Traditionally, there's points that denote a specific fixed value. 1 inch / 72 is equal to 1 point, so 1 point is approximately about 0.35 millimeters.

Now, there are pixels, which hear more frequently, that denote an unfixed value. Because different iOS devices have different screen quality, they have different sizes of pixels, which allows for more clear and legible prints.

So..?

Back in the old days, 1 pixel used to equal 1 point. That translates to 72 dpi(dots per inch), meaning that there are 72 individual lights in each square block of an inch.
But with the introduction of the Retina display in the iPhone 4, the screen was able to fit more of those small lights within one square inch block of the screen. 1 point instead became 4 pixels from iPhone 4, and more pixels could be displayed within the same area.

Instead of one pixel inside that 1/72 inch area, the new retina display was able to display four pixels, delivering more clear user experience.

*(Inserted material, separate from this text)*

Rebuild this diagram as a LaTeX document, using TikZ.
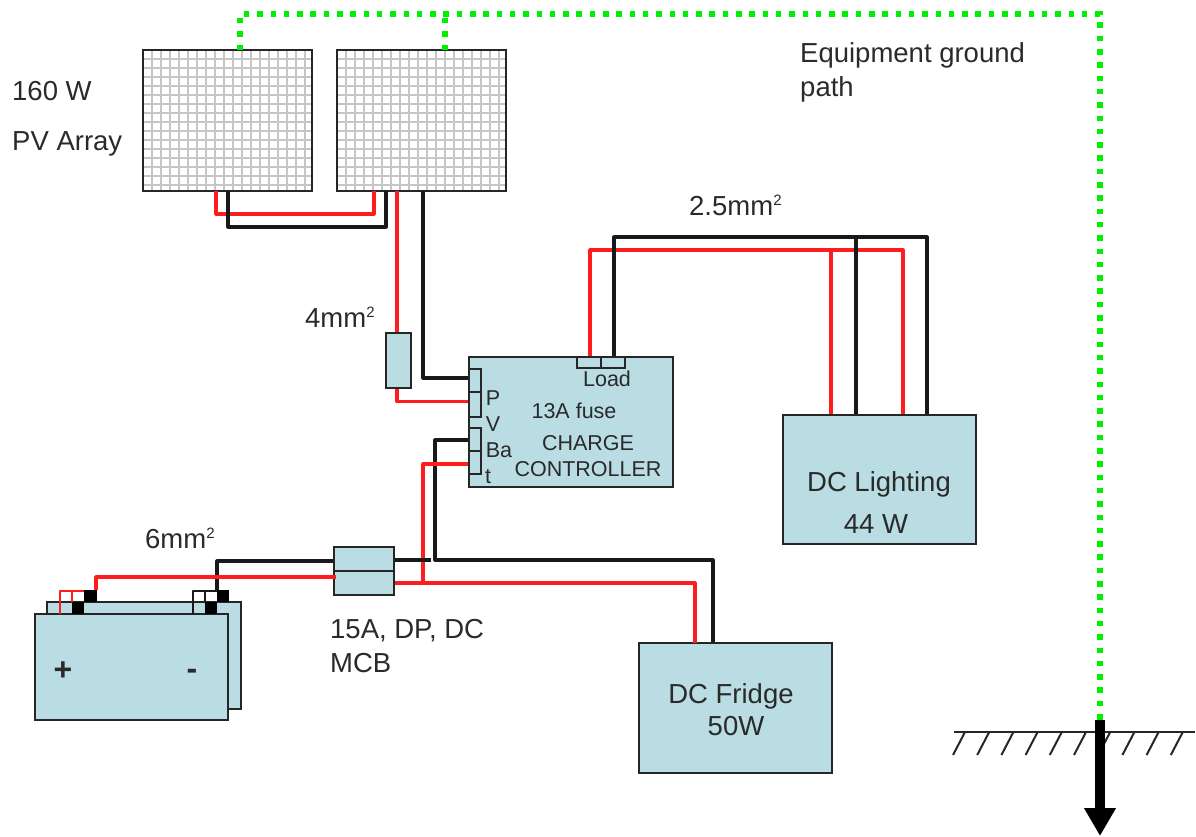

Apple has launched iPhone 6 plus with yet another different screen quality, creating a system where 1 point is equal to 9 pixels. So compared to the original iPhone displays, the new iPhone 6 plus could print out 9 different individual lights(pixels) instead of 1.

So for:

  • 1x screen sizes, 1 point = 1 pixel
  • 2x screen sizes, 1 point = 2*2 pixels
  • 3x screen sizes, 1 point = 3*3 pixels

And that makes the images 2x and 3x bigger than the original 1x sized image.

Using fixed image sizes

Now here's where the problem arises.

Previously, because we had a fixed ratio between one pixel and one point, so we also used one fixed image. However, because the same number of pixels can now cover a different number of points in different displays, the rendered images' sizes would be different.

Simply, because images are given a set size(like 100 pixels * 100 pixels), they will cover that amount of pixels in a display. However, in different iOS devices, 1 pixel is an arbitrary holder that actually changes between different screen resolutions.
So in 1x screen size, a 72-pixel image will cover 72 points, which translates to 1 real-life inch. In 2x screen size, however(technically..will explain later), a 72-pixel image will cover 36 points, which translates to 0.5 real-life inches. And 3x screen size will render as 18 points, translating to 0.25 real-life inch.

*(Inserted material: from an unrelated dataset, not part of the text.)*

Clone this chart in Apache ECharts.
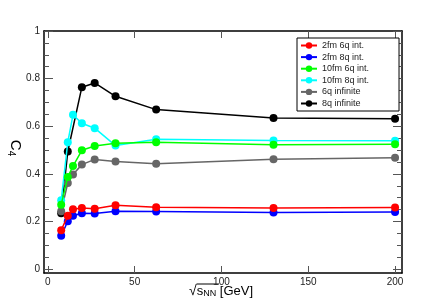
<!DOCTYPE html>
<html>
<head>
<meta charset="utf-8">
<script src="https://cdn.jsdelivr.net/npm/echarts@6/dist/echarts.min.js"></script>
<style>
html,body{margin:0;padding:0;background:#fff;}
#chart{width:447px;height:304px;}
</style>
</head>
<body>
<div id="chart"></div>
<script>
// ---- data ----
var energies = [7.7, 11.5, 14.5, 19.6, 27, 39, 62.4, 130, 200];
var seriesNames = ['2fm 6q int.', '2fm 8q int.', '10fm 6q int.', '10fm 8q int.', '6q infinite', '8q infinite'];
var red_2fm6q   = [0.164, 0.224, 0.252, 0.257, 0.254, 0.268, 0.260, 0.257, 0.259];
var blue_2fm8q  = [0.140, 0.201, 0.224, 0.235, 0.234, 0.243, 0.242, 0.238, 0.240];
var green_10fm6q= [0.271, 0.387, 0.433, 0.499, 0.517, 0.529, 0.533, 0.522, 0.525];
var cyan_10fm8q = [0.289, 0.533, 0.648, 0.613, 0.592, 0.519, 0.546, 0.540, 0.539];
var grey_6qinf  = [0.243, 0.362, 0.398, 0.439, 0.461, 0.452, 0.443, 0.462, 0.468];
var black_8qinf = [0.235, 0.494, null, 0.764, 0.782, 0.726, 0.670, 0.635, 0.632];
var xTicks = [0, 50, 100, 150, 200];
var yTicks = [0, 0.2, 0.4, 0.6, 0.8, 1];
var yMinorTicks = [0.05, 0.1, 0.15, 0.25, 0.3, 0.35, 0.45, 0.5, 0.55, 0.65, 0.7, 0.75, 0.85, 0.9, 0.95];

var allValues = [red_2fm6q, blue_2fm8q, green_10fm6q, cyan_10fm8q, grey_6qinf, black_8qinf];
var colors = ['#ff0000', '#0000ff', '#00ff00', '#00ffff', '#666666', '#000000'];

function pairs(vals) {
  var out = [];
  for (var i = 0; i < energies.length; i++) {
    if (vals[i] !== null) out.push([energies[i], vals[i]]);
  }
  return out;
}

var FONT = 'Liberation Sans, Arial, sans-serif';
var XMIN = -2.2, XMAX = 204, YMIN = -0.016, YMAX = 1.0;

var series = allValues.map(function (v, i) {
  return {
    name: seriesNames[i],
    type: 'line',
    data: pairs(v),
    xAxisIndex: 0, yAxisIndex: 0,
    symbol: 'circle',
    symbolSize: 8,
    z: 10 - i,
    lineStyle: { color: colors[i], width: 1.5 },
    itemStyle: { color: colors[i] },
    animation: false
  };
});

function tickAxis(pos, values, len, showLine, showLabel) {
  var isX = (pos === 'bottom' || pos === 'top');
  return {
    type: 'value',
    position: pos,
    min: isX ? XMIN : YMIN,
    max: isX ? XMAX : YMAX,
    axisLine: { show: showLine, onZero: false, lineStyle: { color: '#000', width: 1.5 } },
    axisTick: { show: true, inside: true, length: len, customValues: values, lineStyle: { color: '#555', width: 1 } },
    axisLabel: showLabel ? {
      show: true, customValues: values, color: '#222', fontSize: 10, fontFamily: FONT, margin: 4,
      formatter: function (v) { return String(Math.round(v * 100) / 100); }
    } : { show: false },
    splitLine: { show: false }
  };
}

var chart = echarts.init(document.getElementById('chart'), null, { renderer: 'canvas' });
chart.setOption({
  backgroundColor: '#fff',
  animation: false,
  grid: { left: 44, top: 31, width: 358, height: 242, containLabel: false },
  xAxis: [
    tickAxis('bottom', xTicks, 7, true, true),
    tickAxis('top', xTicks, 7, true, false)
  ],
  yAxis: [
    tickAxis('left', yTicks, 9, true, true),
    tickAxis('left', yMinorTicks, 5, false, false),
    tickAxis('right', yTicks, 9, true, false),
    tickAxis('right', yMinorTicks, 5, false, false)
  ],
  legend: {
    orient: 'vertical',
    left: 297, top: 38,
    data: seriesNames,
    itemWidth: 16, itemHeight: 8, itemGap: 2.6,
    padding: [3, 30, 3, 3],
    borderColor: '#000', borderWidth: 1,
    backgroundColor: '#fff',
    textStyle: { fontSize: 9, color: '#222', fontFamily: FONT }
  },
  graphic: [
    {
      type: 'text', x: 15, y: 148, rotation: -Math.PI / 2,
      style: {
        text: '{c|C}{s|4}',
        align: 'center', verticalAlign: 'middle',
        rich: {
          c: { fontSize: 15, fontFamily: FONT, fill: '#000' },
          s: { fontSize: 10, fontFamily: FONT, fill: '#000', padding: [8, 0, 0, 0] }
        }
      }
    },
    {
      type: 'text', x: 189, y: 291,
      style: {
        text: '{r|√}{s|s}{n|NN}{g| [GeV]}',
        align: 'left', verticalAlign: 'middle',
        rich: {
          r: { fontSize: 14, fontFamily: FONT, fill: '#000' },
          s: { fontSize: 13, fontFamily: FONT, fill: '#000' },
          n: { fontSize: 9, fontFamily: FONT, fill: '#000', padding: [6, 0, 0, 0] },
          g: { fontSize: 13, fontFamily: FONT, fill: '#000' }
        }
      }
    },
    {
      type: 'line',
      shape: { x1: 196.5, y1: 284, x2: 219, y2: 284 },
      style: { stroke: '#000', lineWidth: 1 }
    }
  ],
  series: series
});
</script>
</body>
</html>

So, to prevent images from being rendered in the wrong sizes, Apple has allowed us to provide different images for each screen sizes and resolutions, and use what is most appropriate for the given pixel and point system for a specific device.

Do we have to use this?

Well, not really... but then again, images will appear in the wrong sizes.

For example, you provide a 300 * 300 pixel image to all three screen size options. For the 1x screen sized devices, the image will appear as 300 * 300 point image. However, for the 3x screen sizes devices, the images will appear as 100 * 100 point image, which is 3 times smaller than the original image that you provided.

Pixel density

However... this does not mean that the devices with equal screen resolution will print out the same sized image for a given pixel. The 1x, 2x, and 3x system only accounts for the pixel density of the device, and different devices can have the same pixel density but different screen sizes. For example, iPhone 4 and 5 have an equal pixel density of 2x. However, the iPhone 4's screen size is 320 x 480 while the iPhone 5's screen size is 320 x 568. So, while they have equal pixel density, they may/will display the same number of pixels in different sizes.

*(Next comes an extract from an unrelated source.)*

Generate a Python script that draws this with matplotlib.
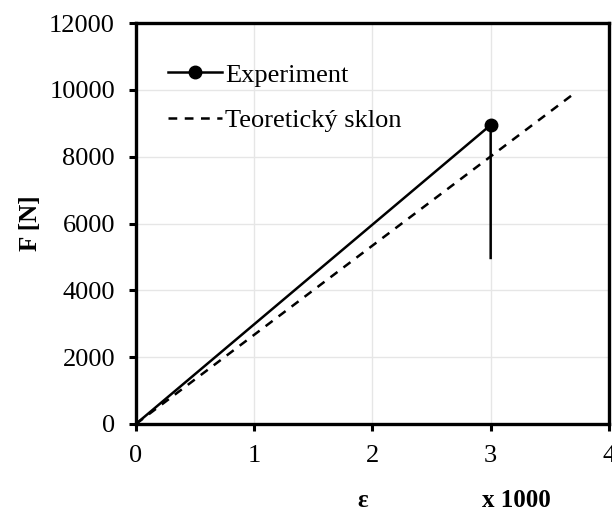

In short, because newer and better screens have more number of smaller pixels packed into the screen, they are able to draw the details of the image more. However, because image sizes are fixed, those pixels, in turn, print smaller sizes, because the pixels are smaller in better displays. For handling missing images for specific pixel density, iOS uses image upscaling and downscaling...but that's another discussion for the future.